The error only occurs with 1) "microsoft/Phi-3-mini-128k-instruct", 2) with a constrained grammar. There is no error when using "meta-llama/Llama-3.1-8B-Instruct" with constrained grammar.
I believe the error arrises because the vocab_size is set at 32064, but "https://huggingface.co/microsoft/Phi-3-mini-128k-instruct/blob/main/tokenizer.json" only has 3200 tokens, and "https://huggingface.co/microsoft/Phi-3-mini-128k-instruct/blob/main/added_tokens.json" has 11 tokens. I don't know where the missing 53 tokens are.

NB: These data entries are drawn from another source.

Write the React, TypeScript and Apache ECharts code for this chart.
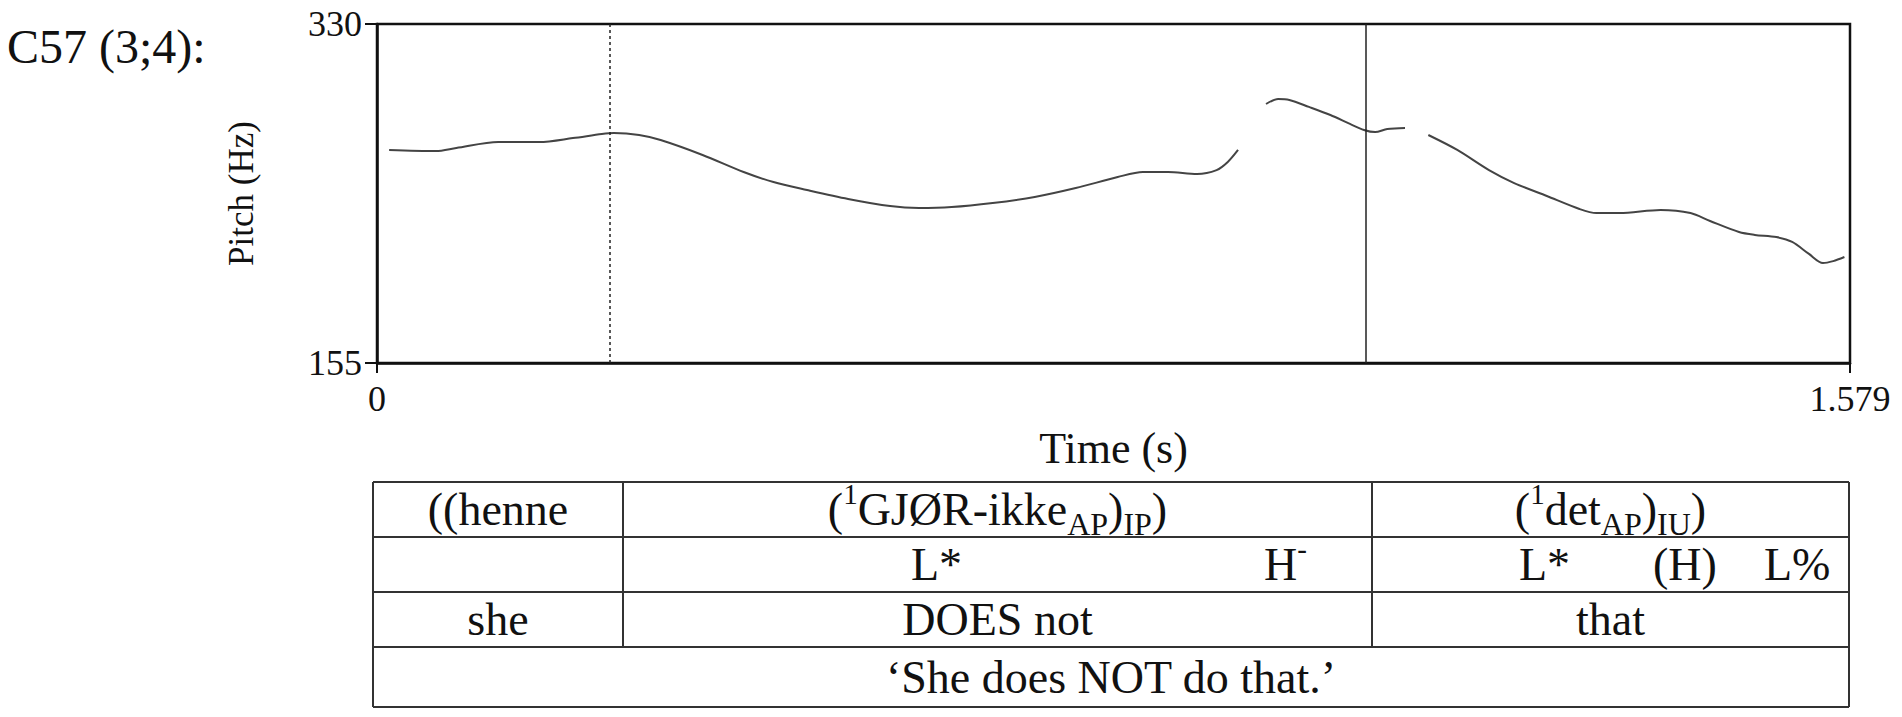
import React, { useEffect, useRef } from "react";
import * as echarts from "echarts";

const FONT = '"Liberation Serif", "Times New Roman", serif';

// ---- axes ----
const timeTicks = [0, 1.579];
const pitchTicks = [155, 330];

// ---- pitch contour (three voiced stretches) ----
const seg1Time = [0.013, 0.063, 0.085, 0.130, 0.174, 0.210, 0.241, 0.254, 0.281, 0.304, 0.349, 0.393, 0.425, 0.461, 0.505, 0.550, 0.581, 0.616, 0.660, 0.705, 0.749, 0.794, 0.821, 0.848, 0.879, 0.900, 0.912, 0.923];
const seg1Pitch = [265.0, 264.4, 266.0, 269.1, 269.1, 271.1, 273.2, 273.7, 272.7, 270.1, 262.4, 253.6, 248.4, 244.3, 239.7, 236.0, 235.0, 235.5, 237.6, 240.7, 245.3, 251.0, 253.6, 253.6, 252.6, 254.6, 258.8, 265.0];

const seg2Time = [0.953, 0.966, 0.978, 0.999, 1.022, 1.043, 1.058, 1.070, 1.083, 1.102];
const seg2Pitch = [288.7, 291.3, 290.8, 287.2, 283.0, 278.4, 275.3, 274.2, 275.8, 276.3];

const seg3Time = [1.127, 1.158, 1.192, 1.219, 1.254, 1.289, 1.307, 1.332, 1.376, 1.408, 1.429, 1.460, 1.477, 1.500, 1.517, 1.535, 1.550, 1.561, 1.573];
const seg3Pitch = [272.7, 265.0, 254.6, 247.9, 241.2, 234.5, 232.4, 232.4, 234.0, 232.4, 228.3, 222.6, 221.1, 220.0, 217.5, 211.3, 206.6, 207.6, 209.7];

// ---- boundaries ----
const boundaryTimes = [0.252, 1.065];
const boundaryKinds = ["dashed", "solid"];

// ---- texts ----
const exampleLabel = "C57 (3;4):";
const xName = "Time (s)";
const yName = "Pitch (Hz)";
const row1Texts = [
  "{m|((henne}",
  "{m|(}{sup|1}{m|GJØR-ikke}{sub|AP}{m|)}{sub|IP}{m|)}",
  "{m|(}{sup|1}{m|det}{sub|AP}{m|)}{sub|IU}{m|)}",
];
const row2Texts = ["{m|L*}", "{m|H}{sup|-}", "{m|L*}", "{m|(H)}", "{m|L%}"];
const row3Texts = ["{m|she}", "{m|DOES not}", "{m|that}"];
const row4Text = "{m|‘She does NOT do that.’}";

// ---- layout ----
const GRID = { left: 377, top: 24, right: 52, bottom: 354 };
const TABLE = { left: 373, right: 1849, rows: [482, 537, 592, 647, 707], cols: [623, 1372] };
const row2X = [911, 1264, 1519, 1653, 1764];

const zip = (a: number[], b: number[]) => a.map((v, i) => [v, b[i]]);

const rich = {
  m: { font: `46px ${FONT}`, fill: "#111", lineHeight: 60, verticalAlign: "middle" },
  sub: { font: `32px ${FONT}`, fill: "#111", lineHeight: 26, verticalAlign: "bottom" },
  sup: { font: `29px ${FONT}`, fill: "#111", lineHeight: 42, verticalAlign: "top" },
};

function txt(x: number, y: number, text: string, align: string) {
  return {
    type: "text",
    x,
    y,
    silent: true,
    style: {
      text,
      rich,
      font: `46px ${FONT}`,
      fill: "#111",
      align,
      textAlign: align,
      verticalAlign: "middle",
      textVerticalAlign: "middle",
    },
  };
}

function line(x1: number, y1: number, x2: number, y2: number) {
  return {
    type: "line",
    silent: true,
    shape: { x1, y1, x2, y2 },
    style: { stroke: "#333", lineWidth: 2 },
  };
}

function buildGraphic() {
  const g: any[] = [];
  const { left, right, rows, cols } = TABLE;
  rows.forEach((y) => g.push(line(left, y, right, y)));
  g.push(line(left, rows[0], left, rows[4]));
  g.push(line(right, rows[0], right, rows[4]));
  cols.forEach((x) => g.push(line(x, rows[0], x, rows[3])));
  const edges = [left, ...cols, right];
  const centers = [0, 1, 2].map((i) => (edges[i] + edges[i + 1]) / 2);
  const rowMid = (r: number) => (rows[r] + rows[r + 1]) / 2;
  row1Texts.forEach((t, i) => g.push(txt(centers[i], rowMid(0), t, "center")));
  row2Texts.forEach((t, i) => g.push(txt(row2X[i], rowMid(1), t, "left")));
  row3Texts.forEach((t, i) => g.push(txt(centers[i], rowMid(2), t, "center")));
  g.push(txt((left + right) / 2, rowMid(3), row4Text, "center"));
  g.push({
    type: "text",
    x: 7,
    y: 46,
    silent: true,
    style: {
      text: exampleLabel,
      font: `48px ${FONT}`,
      fill: "#111",
      align: "left",
      textAlign: "left",
      verticalAlign: "middle",
      textVerticalAlign: "middle",
    },
  });
  return g;
}

const lineSeries = (data: number[][], withMarks: boolean) => ({
  type: "line",
  data,
  smooth: 0.3,
  showSymbol: false,
  symbol: "none",
  lineStyle: { color: "#444", width: 2 },
  silent: true,
  ...(withMarks
    ? {
        markLine: {
          silent: true,
          symbol: "none",
          label: { show: false },
          data: boundaryTimes.map((t, i) => ({
            xAxis: t,
            lineStyle: {
              color: "#222",
              width: 1.5,
              type: boundaryKinds[i] === "dashed" ? [3, 3] : "solid",
            },
          })),
        },
      }
    : {}),
});

export default function App() {
  const ref = useRef<HTMLDivElement>(null);
  useEffect(() => {
    document.body.style.margin = "0";
    const chart = echarts.init(ref.current!, null, { renderer: "svg" });
    chart.setOption({
      animation: false,
      backgroundColor: "#fff",
      grid: { ...GRID, show: true, borderColor: "#111", borderWidth: 2.5, backgroundColor: "transparent" },
      xAxis: {
        type: "value",
        min: timeTicks[0],
        max: timeTicks[1],
        interval: timeTicks[1] - timeTicks[0],
        name: xName,
        nameLocation: "middle",
        nameGap: 63,
        nameTextStyle: { fontFamily: FONT, fontSize: 44, color: "#111" },
        axisLine: { lineStyle: { color: "#111", width: 2.5 } },
        axisTick: { show: true, length: 10, lineStyle: { color: "#111", width: 2 } },
        axisLabel: {
          fontFamily: FONT,
          fontSize: 36,
          color: "#111",
          margin: 18,
          formatter: (v: number) => (v === 0 ? "0" : String(v)),
        },
        splitLine: { show: false },
      },
      yAxis: {
        type: "value",
        min: pitchTicks[0],
        max: pitchTicks[1],
        interval: pitchTicks[1] - pitchTicks[0],
        name: yName,
        nameLocation: "middle",
        nameRotate: 90,
        nameGap: 118,
        nameTextStyle: { fontFamily: FONT, fontSize: 35, color: "#111" },
        axisLine: { show: true, lineStyle: { color: "#111", width: 2.5 } },
        axisTick: { show: true, length: 12, lineStyle: { color: "#111", width: 2 } },
        axisLabel: { fontFamily: FONT, fontSize: 36, color: "#111", margin: 15 },
        splitLine: { show: false },
      },
      series: [
        lineSeries(zip(seg1Time, seg1Pitch), true),
        lineSeries(zip(seg2Time, seg2Pitch), false),
        lineSeries(zip(seg3Time, seg3Pitch), false),
      ],
      graphic: buildGraphic(),
    });
    return () => chart.dispose();
  }, []);
  return <div ref={ref} style={{ width: 1902, height: 717 }} />;
}
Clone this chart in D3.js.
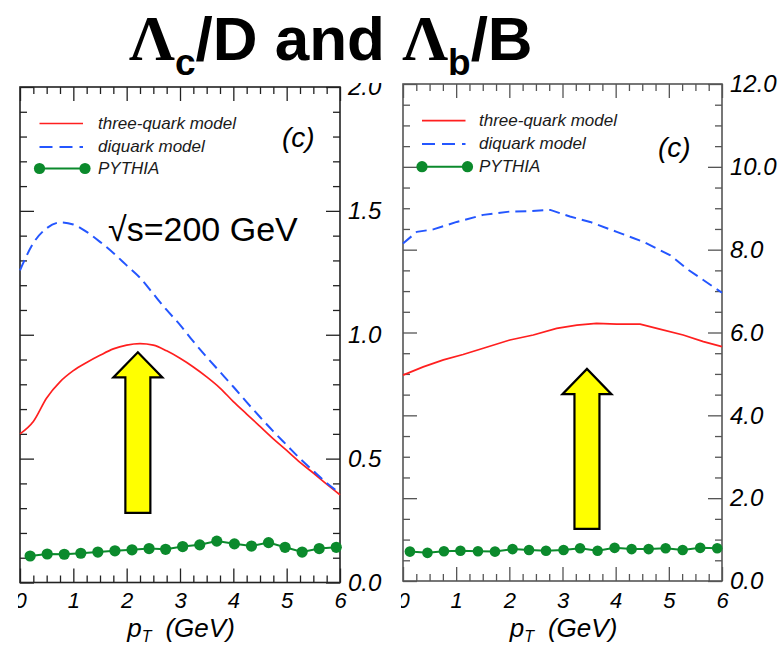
<!DOCTYPE html>
<html>
<head>
<meta charset="utf-8">
<script src="https://cdn.jsdelivr.net/npm/d3@7"></script>
<style>
  html, body { margin: 0; padding: 0; background: #fff; }
  svg { display: block; font-family: "Liberation Sans", Arial, Helvetica, sans-serif; }
</style>
</head>
<body>
<svg id="chart" width="782" height="646"></svg>
<script>
// ---------------- data ----------------
const seriesNames = ["three-quark model", "diquark model", "PYTHIA"];
const xTickLabels = [0, 1, 2, 3, 4, 5, 6];

// Lambda_c / D  (sqrt(s) = 200 GeV)
const cThreePt = [0, 0.25, 0.5, 0.75, 1.0, 1.25, 1.5, 1.75, 2.0, 2.25, 2.5, 2.75, 3.0, 3.25, 3.5, 3.75, 4.0, 4.25, 4.5, 4.75, 5.0, 5.25, 5.5, 5.75, 6.0];
const cThree   = [0.60, 0.65, 0.745, 0.81, 0.855, 0.888, 0.917, 0.943, 0.958, 0.964, 0.958, 0.935, 0.905, 0.87, 0.83, 0.785, 0.73, 0.68, 0.63, 0.58, 0.533, 0.485, 0.442, 0.397, 0.354];
const cDiPt    = [0, 0.25, 0.5, 0.75, 1.0, 1.25, 1.5, 1.75, 2.0, 2.25, 2.5, 2.75, 3.0, 3.25, 3.5, 3.75, 4.0, 4.25, 4.5, 4.75, 5.0, 5.25, 5.5, 5.75, 6.0];
const cDi      = [1.26, 1.37, 1.43, 1.453, 1.445, 1.415, 1.375, 1.33, 1.28, 1.23, 1.165, 1.10, 1.04, 0.973, 0.91, 0.85, 0.79, 0.728, 0.668, 0.61, 0.555, 0.50, 0.45, 0.402, 0.36];
const cPyPt    = [0.19, 0.51, 0.83, 1.14, 1.46, 1.78, 2.10, 2.42, 2.73, 3.05, 3.37, 3.69, 4.02, 4.34, 4.66, 4.97, 5.29, 5.61, 5.93];
const cPy      = [0.107, 0.115, 0.114, 0.118, 0.123, 0.128, 0.132, 0.137, 0.134, 0.145, 0.152, 0.167, 0.156, 0.147, 0.161, 0.142, 0.123, 0.137, 0.142];
const cYTickLabels = [0.0, 0.5, 1.0, 1.5, 2.0];

// Lambda_b / B
const bThreePt = [0, 0.38, 0.76, 1.13, 1.51, 2.01, 2.45, 2.89, 3.27, 3.64, 4.02, 4.46, 4.83, 5.27, 5.65, 6.0];
const bThree   = [4.97, 5.17, 5.34, 5.47, 5.62, 5.82, 5.94, 6.10, 6.18, 6.22, 6.20, 6.20, 6.08, 5.94, 5.78, 5.66];
const bDiPt    = [0, 0.26, 0.57, 1.01, 1.51, 2.01, 2.39, 2.77, 3.14, 3.52, 4.02, 4.52, 5.02, 5.37, 6.0];
const bDi      = [8.15, 8.43, 8.49, 8.67, 8.84, 8.92, 8.93, 8.96, 8.80, 8.67, 8.43, 8.19, 7.87, 7.51, 6.96];
const bPyPt    = [0.13, 0.46, 0.77, 1.08, 1.41, 1.73, 2.06, 2.37, 2.69, 3.02, 3.33, 3.66, 3.98, 4.30, 4.62, 4.94, 5.26, 5.59, 5.91];
const bPy      = [0.71, 0.68, 0.72, 0.73, 0.72, 0.71, 0.77, 0.75, 0.73, 0.75, 0.79, 0.73, 0.80, 0.77, 0.77, 0.79, 0.75, 0.80, 0.79];
const bYTickLabels = [0.0, 2.0, 4.0, 6.0, 8.0, 10.0, 12.0];

// arrow annotations, in data units: [pT, tail, head base, tip]
const cArrow = [2.21, 0.281, 0.828, 0.929];
const bArrow = [3.46, 1.26, 4.51, 5.12];

// ---------------- styles ----------------
const RED = "#ff1f1f", BLUE = "#2456ff", GREEN = "#0b8a2c", YELLOW = "#ffff00";
const svg = d3.select("#chart");
const defs = svg.append("defs");

// ---------------- title ----------------
const SERIF = "'Liberation Serif', 'Times New Roman', serif";
const title = svg.append("text")
  .attr("x", 129).attr("y", 60)
  .attr("fill", "#000")
  .attr("font-weight", "bold")
  .attr("font-size", 62);
title.append("tspan").attr("font-family", SERIF).attr("font-size", 64).text("Λ");
title.append("tspan").attr("font-size", 37).attr("dy", 15).text("c");
title.append("tspan").attr("dy", -15).text("/D and ");
title.append("tspan").attr("font-family", SERIF).attr("font-size", 64).text("Λ");
title.append("tspan").attr("font-size", 37).attr("dy", 15).text("b");
title.append("tspan").attr("dy", -15).text("/B");

// ---------------- panels ----------------
const panels = [
  {
    id: "pc", x0: 20, x1: 340, yTop: 87, yBottom: 582.5, yMax: 2,
    yMinor: 0.1, yMajorStep: 0.5, yLabels: cYTickLabels, fmt: d3.format(".1f"),
    clip: [18, 83, 400, 646], frame: "#222",
    three: [cThreePt, cThree], di: [cDiPt, cDi], py: [cPyPt, cPy],
    arrow: cArrow, curve: d3.curveMonotoneX, dotR: 5.6,
    legend: { x: 19.5, text: 78, rows: [36.5, 60, 81.5] },
    cLabel: { dx: -58, y: 147 }
  },
  {
    id: "pb", x0: 403, x1: 722, yTop: 84, yBottom: 581, yMax: 12,
    yMinor: 0.5, yMajorStep: 2, yLabels: bYTickLabels, fmt: d3.format(".1f"),
    clip: [401, 0, 782, 646], frame: "#555",
    three: [bThreePt, bThree], di: [bDiPt, bDi], py: [bPyPt, bPy],
    arrow: bArrow, curve: d3.curveLinear, dotR: 5.3,
    legend: { x: 19, text: 76, rows: [36.7, 60, 82.7] },
    cLabel: { dx: -64, y: 157 }
  }
];

panels.forEach(p => {
  defs.append("clipPath").attr("id", "clip-" + p.id)
    .append("rect").attr("x", p.clip[0]).attr("y", p.clip[1])
    .attr("width", p.clip[2] - p.clip[0]).attr("height", p.clip[3] - p.clip[1]);
  const g = svg.append("g").attr("clip-path", `url(#clip-${p.id})`);

  const x = d3.scaleLinear().domain([0, 6]).range([p.x0, p.x1]);
  const y = d3.scaleLinear().domain([0, p.yMax]).range([p.yBottom, p.yTop]);

  const xMinor = d3.range(0, 6.0001, 0.25).filter(v => Math.abs(v - Math.round(v)) > 1e-6);
  const yAll = d3.range(0, p.yMax + 1e-6, p.yMinor).map(v => +v.toFixed(3));
  const isMajorY = v => Math.abs(v / p.yMajorStep - Math.round(v / p.yMajorStep)) < 1e-6;
  const yMinorVals = yAll.filter(v => !isMajorY(v));
  const yMajorVals = yAll.filter(isMajorY);

  function ticks(axis, tx, ty) {
    g.append("g").attr("transform", `translate(${tx},${ty})`)
      .call(axis)
      .call(s => s.select(".domain").remove())
      .call(s => s.selectAll("text").remove())
      .selectAll("line").attr("stroke", p.frame).attr("stroke-width", 1.3);
  }
  // inward ticks on all four sides
  ticks(d3.axisBottom(x).tickValues(xMinor).tickSize(-7), 0, p.yBottom);
  ticks(d3.axisBottom(x).tickValues(xTickLabels).tickSize(-14), 0, p.yBottom);
  ticks(d3.axisTop(x).tickValues(xMinor).tickSize(-7), 0, p.yTop);
  ticks(d3.axisTop(x).tickValues(xTickLabels).tickSize(-14), 0, p.yTop);
  ticks(d3.axisLeft(y).tickValues(yMinorVals).tickSize(-7), p.x0, 0);
  ticks(d3.axisLeft(y).tickValues(yMajorVals).tickSize(-14), p.x0, 0);
  ticks(d3.axisRight(y).tickValues(yMinorVals).tickSize(-7), p.x1, 0);
  ticks(d3.axisRight(y).tickValues(yMajorVals).tickSize(-14), p.x1, 0);

  // frame
  g.append("rect").attr("x", p.x0).attr("y", p.yTop)
    .attr("width", p.x1 - p.x0).attr("height", p.yBottom - p.yTop)
    .attr("fill", "none").attr("stroke", p.frame).attr("stroke-width", 1.6);

  // y labels on the right side
  g.append("g").attr("transform", `translate(${p.x1},0)`)
    .call(d3.axisRight(y).tickValues(p.yLabels).tickSize(0).tickPadding(8).tickFormat(p.fmt))
    .call(s => s.select(".domain").remove())
    .attr("font-family", null).attr("font-size", 24)
    .selectAll("text").attr("font-style", "italic").attr("fill", "#000");

  // x labels
  g.append("g").attr("transform", `translate(0,${p.yBottom})`)
    .call(d3.axisBottom(x).tickValues(xTickLabels).tickSize(0).tickPadding(608 - p.yBottom - 15.6).tickFormat(d3.format("d")))
    .call(s => s.select(".domain").remove())
    .attr("font-family", null).attr("font-size", 22)
    .selectAll("text").attr("font-style", "italic").attr("fill", "#000");

  // x axis title: p_T (GeV)
  const xt = g.append("text").attr("x", (p.x0 + p.x1) / 2 + 1).attr("y", 637)
    .attr("text-anchor", "middle").attr("font-size", 26).attr("font-style", "italic").attr("fill", "#000");
  xt.append("tspan").text("p");
  xt.append("tspan").attr("font-size", 16).attr("dy", 5).text("T");
  xt.append("tspan").attr("dy", -5).attr("dx", 14).text("(GeV)");

  // curves
  const line = d3.line().x(d => x(d[0])).y(d => y(d[1])).curve(p.curve);
  const pairs = arr => arr[0].map((v, i) => [v, arr[1][i]]);

  g.append("path").datum(pairs(p.three)).attr("d", line)
    .attr("fill", "none").attr("stroke", RED).attr("stroke-width", 1.7);
  g.append("path").datum(pairs(p.di)).attr("d", line)
    .attr("fill", "none").attr("stroke", BLUE).attr("stroke-width", 2)
    .attr("stroke-dasharray", "11,6");

  const pyLine = d3.line().x(d => x(d[0])).y(d => y(d[1]));
  g.append("path").datum(pairs(p.py)).attr("d", pyLine)
    .attr("fill", "none").attr("stroke", GREEN).attr("stroke-width", 2);
  g.selectAll("circle.py").data(pairs(p.py)).enter().append("circle")
    .attr("class", "py").attr("cx", d => x(d[0])).attr("cy", d => y(d[1]))
    .attr("r", p.dotR).attr("fill", GREEN);

  // legend
  const L = p.legend;
  const lx0 = p.x0 + L.x, lx1 = p.x0 + L.x + 43.5, tx = p.x0 + L.text;
  const rowY = L.rows.map(r => p.yTop + r);
  g.append("line").attr("x1", lx0).attr("x2", lx1).attr("y1", rowY[0]).attr("y2", rowY[0])
    .attr("stroke", RED).attr("stroke-width", 1.7);
  g.append("line").attr("x1", lx0).attr("x2", lx1).attr("y1", rowY[1]).attr("y2", rowY[1])
    .attr("stroke", BLUE).attr("stroke-width", 2).attr("stroke-dasharray", "13,7");
  g.append("line").attr("x1", lx0).attr("x2", lx1 + 2).attr("y1", rowY[2]).attr("y2", rowY[2])
    .attr("stroke", GREEN).attr("stroke-width", 2);
  [lx0, lx1 + 2].forEach(cx => g.append("circle").attr("cx", cx).attr("cy", rowY[2]).attr("r", 5.6).attr("fill", GREEN));
  seriesNames.forEach((name, i) => {
    g.append("text").attr("x", tx).attr("y", rowY[i] + 5)
      .attr("font-size", 17).attr("font-style", "italic").attr("fill", "#1a1a1a").text(name);
  });

  // panel tag
  g.append("text").attr("x", p.x1 + p.cLabel.dx).attr("y", p.cLabel.y)
    .attr("font-size", 28).attr("font-style", "italic").attr("fill", "#000").text("(c)");

  // highlight arrow
  const [ax, aTail, aHead, aTip] = p.arrow;
  const cx = x(ax), sw = 12.5, hw = 24.5;
  const pts = [
    [cx - sw, y(aTail)], [cx - sw, y(aHead)], [cx - hw, y(aHead)], [cx, y(aTip)],
    [cx + hw, y(aHead)], [cx + sw, y(aHead)], [cx + sw, y(aTail)]
  ];
  g.append("path").attr("d", "M" + pts.map(q => q.join(",")).join("L") + "Z")
    .attr("fill", YELLOW).attr("stroke", "#000").attr("stroke-width", 2.2)
    .attr("stroke-linejoin", "miter");
});

// collision energy label
svg.append("text").attr("x", 108).attr("y", 241)
  .attr("font-size", 34).attr("fill", "#000").text("√s=200 GeV");
</script>
</body>
</html>
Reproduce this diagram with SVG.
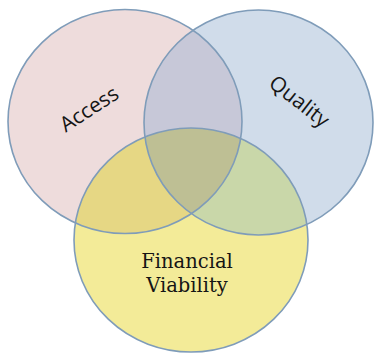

this is related : microsoft/phi-2/discussions/97, #epfl-dlab/transformers-CFG/pull/83
i suggest somethings like:
pub(crate) fn build_tok_trie(tokenizer: Tokenizer, cfg_vocal_size: usize) -> TokTrie {
let bt = ByteTokenizer::from_tokenizer(tokenizer, cfg_vocal_size).unwrap();
TokTrie::from(&bt.tokrx_info(), &bt.token_bytes())
}
impl ByteTokenizer {
pub fn from_tokenizer(mut hft: Tokenizer, cfg_vocal_size: usize) -> Result<ByteTokenizer> {
...
for tok_id in 0..vocab_size {
...
}
if cfg_vocal_size > res.vocab_size {
let vocab_size_diff = cfg_vocal_size - res.vocab_size;
res.vocab_size = cfg_vocal_size;
res.token_bytes.extend(
(0..vocab_size_diff)
.map(|_| Vec::new())
.collect::<Vec<_>>(),
);
}
}
}
@haricot please feel free to contribute the change. We have a draft PR for reworking the entire grammar system to use llguidance, though, which should be much cleaner.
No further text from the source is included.